A partir de esa noche, Esther compartiría un cuartito con otras dos inquilinas, no volvería a tener privacidad, tendría que soportar los delirios repentinos de sus compañeras de cuarto, y acostumbrarse al olor a jabón Zote y a los orines que por capricho o incontinencia dejaban algunos moradores por el lugar. Si los asilos en general no son el mejor lugar para los ancianos, mucho menos lo son para una mujer que apenas rayaba en los 30 al momento de su ingreso.

Los hermanos estaban a miles de kilómetros de distancia. Los amigos de la infancia perdidos en el tiempo y Esther en el lugar más difícil para encontrar y mantener amigos. Aún no superaba la muerte de su padre cuando advirtió ese aire frío que frecuentaba la casona de Constitución y se llevaba algún alma.
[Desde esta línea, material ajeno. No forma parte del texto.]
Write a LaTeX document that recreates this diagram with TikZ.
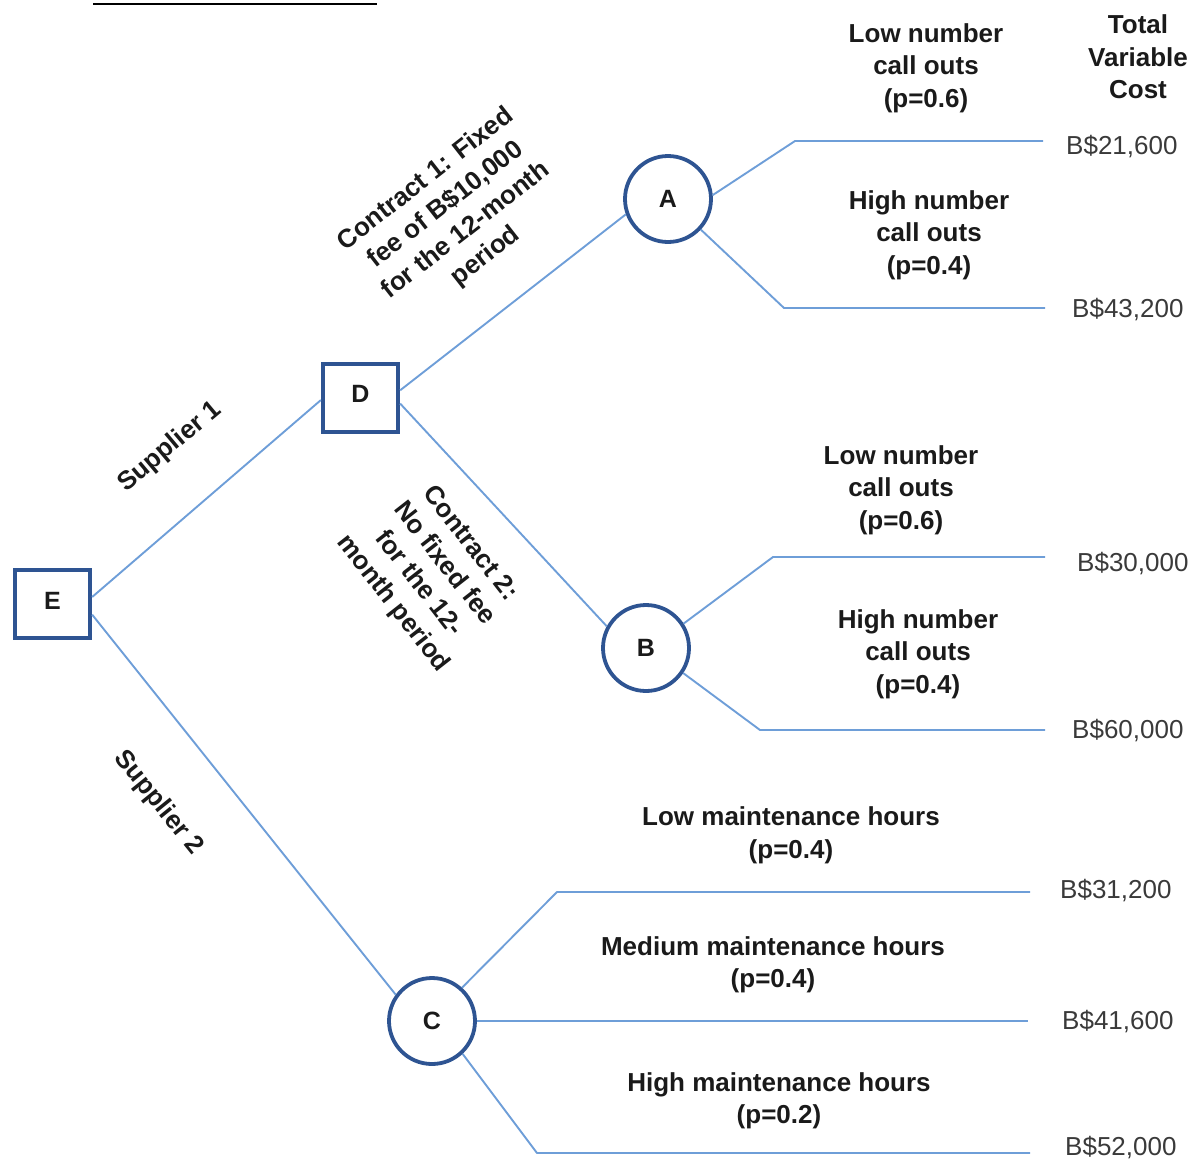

Desde hace nueve años, los pocos amigos que Esther consigue son secuestrados por la demencia o la muerte.

A la Navidad siguiente, Esther se había convertido sin quererlo en fedataria del lugar. Le resultaban familiares las incursiones a media noche de policías y agentes del Ministerio Público para dar fe del recién fallecido, las eternas discusiones de viejitas necias, las visitas dominicales de familiares. Entendió lo fugaz de su amistad con los habitantes de ese asilo, que no es más que una estación de la vida en la que la muerte recoge a los pasajeros y que, si ya había perdido a su padres, a sus hermanos, su privacidad y su derecho a la libertad –necesita permiso de sus hermanos para salir a la calle- entonces ya nada peor podría pasarle, así que la última noche del año, sabedores de su injustificada presencia en el asilo, familiares que visitaban a sus ancianos le obsequiaron un tequila clandestino que se bebió por placer en esa fiesta solitaria de fin de año y que le hizo despertar en el suelo a la mañana siguiente.

Su estadía en el asilo en los años siguientes no ha variado. A sus amigos veteranos se suman estudiantes que hacen su servicio social pero que con el paso del tiempo dejan de visitarla. Algunas veces la sacaron a pasear por la calzada de Guadalupe, a sentir el sol, a ver a los niños jugar en el parquecito frente al Santuario, pero hace más de mil días que no sale.

Tampoco puede reprochar del asilo, después de todo el personal la trata bien y en ese sitio se enamoró. Un cuarentón recién operado que se internó voluntariamente para recuperarse la cortejó, ella dijo que sí y dentro de los muros de la vieja casona vivieron su noviazgo. –Nomás duramos un mes, luego se fue y ya no vino a verme- resumió con esta frase su fugaz amor.

Sin embargo, cuando Esther sonríe lo hace con la completa ausencia de sufrimiento, rencor o remordimiento. Como practicante de la filosofía Budista, la Orquídea vive despojada de tribulaciones en esa roca, anclada para sobrevivir, adaptada a todas las condiciones de clima posibles.

De nuevo es Navidad. Se avecina una tormenta. Los encargados del asilo le acercan una cobija extra y antes de despedirse, pronuncia tres cosas que le gustarían: ir a comer pizza al centro, acudir al servicio de una iglesia cristiana y vivir en un apartamento propio.